• **Work to be completed**
Scan the following material for the string "matplotlib" and copy each line in which it appears.

• **Recorded information**
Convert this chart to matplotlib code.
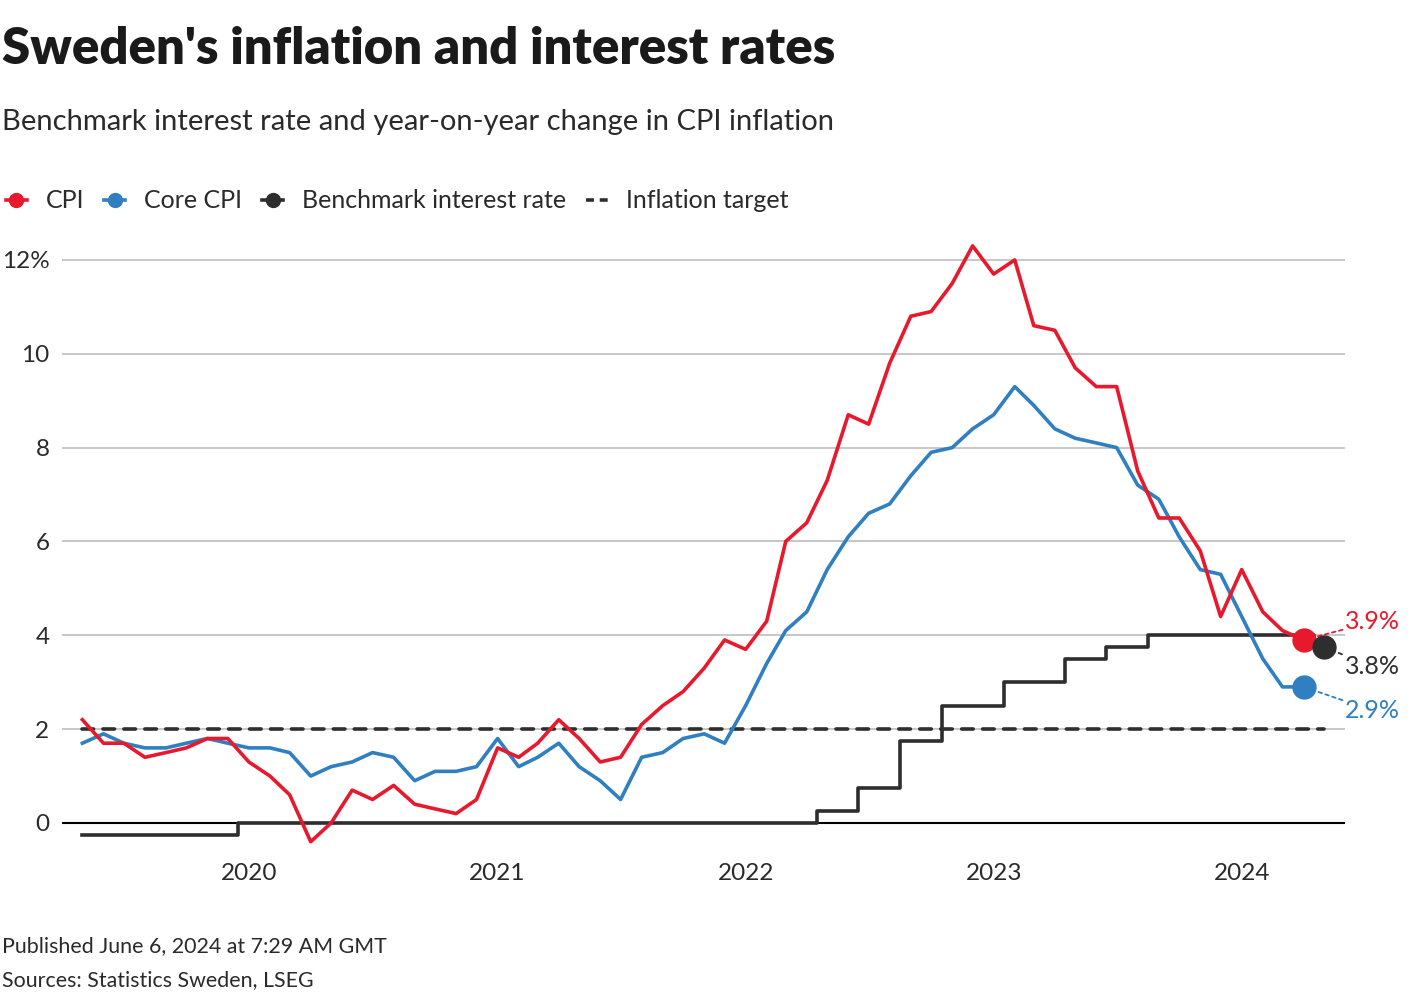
import numpy as np
import pandas as pd
import matplotlib
matplotlib.use("Agg")
from matplotlib import pyplot as plt
from matplotlib.lines import Line2D
from matplotlib.legend_handler import HandlerLine2D

# ---- data ----
months = pd.date_range("2019-05-01", "2024-04-01", freq="MS")
rate_months = pd.date_range("2019-05-01", "2024-05-01", freq="MS")

cpi = [2.2, 1.7, 1.7, 1.4, 1.5, 1.6, 1.8, 1.8,
       1.3, 1.0, 0.6, -0.4, 0.0, 0.7, 0.5, 0.8, 0.4, 0.3, 0.2, 0.5,
       1.6, 1.4, 1.7, 2.2, 1.8, 1.3, 1.4, 2.1, 2.5, 2.8, 3.3, 3.9,
       3.7, 4.3, 6.0, 6.4, 7.3, 8.7, 8.5, 9.8, 10.8, 10.9, 11.5, 12.3,
       11.7, 12.0, 10.6, 10.5, 9.7, 9.3, 9.3, 7.5, 6.5, 6.5, 5.8, 4.4,
       5.4, 4.5, 4.1, 3.9]
core_cpi = [1.7, 1.9, 1.7, 1.6, 1.6, 1.7, 1.8, 1.7,
            1.6, 1.6, 1.5, 1.0, 1.2, 1.3, 1.5, 1.4, 0.9, 1.1, 1.1, 1.2,
            1.8, 1.2, 1.4, 1.7, 1.2, 0.9, 0.5, 1.4, 1.5, 1.8, 1.9, 1.7,
            2.5, 3.4, 4.1, 4.5, 5.4, 6.1, 6.6, 6.8, 7.4, 7.9, 8.0, 8.4,
            8.7, 9.3, 8.9, 8.4, 8.2, 8.1, 8.0, 7.2, 6.9, 6.1, 5.4, 5.3,
            4.4, 3.5, 2.9, 2.9]
rate = ([-0.25] * 8 + [0.0] * 28 + [0.25] * 2 + [0.75] * 2 + [1.75] * 2
        + [2.5] * 3 + [3.0] * 3 + [3.5] * 2 + [3.75] * 2 + [4.0] * 8 + [3.75])
target = 2.0

year_ticks = pd.to_datetime(["2020-01-01", "2021-01-01", "2022-01-01",
                             "2023-01-01", "2024-01-01"])
year_labels = ["2020", "2021", "2022", "2023", "2024"]
y_ticks = [0, 2, 4, 6, 8, 10, 12]
y_labels = ["0", "2", "4", "6", "8", "10", "12%"]

RED = "#e8192c"
BLUE = "#2f7fc1"
DARK = "#2e2e2e"
GRID = "#bdbdbd"
TXT = "#2a2a2a"

plt.rcParams["font.family"] = ["Lato", "DejaVu Sans"]


class EndDot(HandlerLine2D):
    """legend handle: short line with the dot at its right end"""

    def get_xdata(self, legend, xdescent, ydescent, width, height, fontsize):
        xdata = np.array([-xdescent, -xdescent + width])
        return xdata, np.array([-xdescent + width])


fig = plt.figure(figsize=(14.2, 10), dpi=100)
ax = fig.add_axes([62 / 1420, 1 - 855.8 / 1000, (1345 - 62) / 1420, (855.8 - 231.8) / 1000])

ax.set_xlim(pd.Timestamp("2019-04-01"), pd.Timestamp("2024-06-01"))
ax.set_ylim(-0.7, 12.6)

ax.axhline(0, color="black", lw=1.5, zorder=2)
for yv in y_ticks[1:]:
    ax.axhline(yv, color=GRID, lw=1.2, zorder=1)

ax.plot([months[0], rate_months[-1]], [target, target], color=DARK, lw=2.6,
        ls=(0, (3.2, 2.6)), dash_capstyle="round", zorder=3)
ax.plot(rate_months, rate, color=DARK, lw=2.6, drawstyle="steps-mid", zorder=4)
ax.plot(months, core_cpi, color=BLUE, lw=2.6, zorder=5)
ax.plot(months, cpi, color=RED, lw=2.6, zorder=6)

# end dots and labels
ends = [(months[-1], cpi[-1], RED, (30, 13)),
        (rate_months[-1], rate[-1], DARK, (15, -14)),
        (months[-1], core_cpi[-1], BLUE, (30, -17))]
for xe, ye, col, off in ends:
    ax.plot([xe], [ye], "o", color=col, ms=16.5, zorder=7, clip_on=False)
    ax.annotate("%.1f%%" % ye, xy=(xe, ye), xytext=off, textcoords="offset points",
                color=col, fontsize=18, ha="left", va="center",
                arrowprops=dict(arrowstyle="-", color=col, lw=1.3, ls=(0, (2, 2)),
                                shrinkA=0, shrinkB=2), annotation_clip=False)

ax.set_xticks(year_ticks)
ax.set_xticklabels(year_labels)
ax.set_yticks(y_ticks)
ax.set_yticklabels(y_labels)
ax.tick_params(axis="both", length=0, labelsize=17.5, labelcolor=TXT)
ax.tick_params(axis="x", pad=5)
ax.tick_params(axis="y", pad=9)
for s in ax.spines.values():
    s.set_visible(False)

# titles
fig.text(0.0015, 0.951, "Sweden's inflation and interest rates", fontsize=36.6,
         fontweight="heavy", color="#1a1a1a", va="center", ha="left")
fig.text(0.0015, 0.878, "Benchmark interest rate and year-on-year change in CPI inflation",
         fontsize=21, color=TXT, va="center", ha="left")

handles = [Line2D([], [], color=RED, lw=2.6, marker="o", ms=10),
           Line2D([], [], color=BLUE, lw=2.6, marker="o", ms=10),
           Line2D([], [], color=DARK, lw=2.6, marker="o", ms=10),
           Line2D([], [], color=DARK, lw=2.6, ls=(0, (2.2, 1.6)))]
leg = fig.legend(handles, ["CPI", "Core CPI", "Benchmark interest rate", "Inflation target"],
                 handler_map={h: EndDot() for h in handles[:3]},
                 loc="center left", bbox_to_anchor=(-0.003, 0.799), ncol=4, frameon=False,
                 fontsize=18, handlelength=0.85, handletextpad=0.75, columnspacing=0.8,
                 borderaxespad=0)
for t in leg.get_texts():
    t.set_color(TXT)

fig.text(0.0015, 0.054, "Published June 6, 2024 at 7:29 AM GMT", fontsize=15.4,
         color=TXT, va="center", ha="left")
fig.text(0.0015, 0.020, "Sources: Statistics Sweden, LSEG", fontsize=15.4,
         color=TXT, va="center", ha="left")

fig.savefig("out.png", dpi=100, facecolor="white")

• **Output below**
Convert this chart to matplotlib code.
import matplotlib
matplotlib.use("Agg")
from matplotlib import pyplot as plt
from matplotlib.lines import Line2D
from matplotlib.legend_handler import HandlerLine2D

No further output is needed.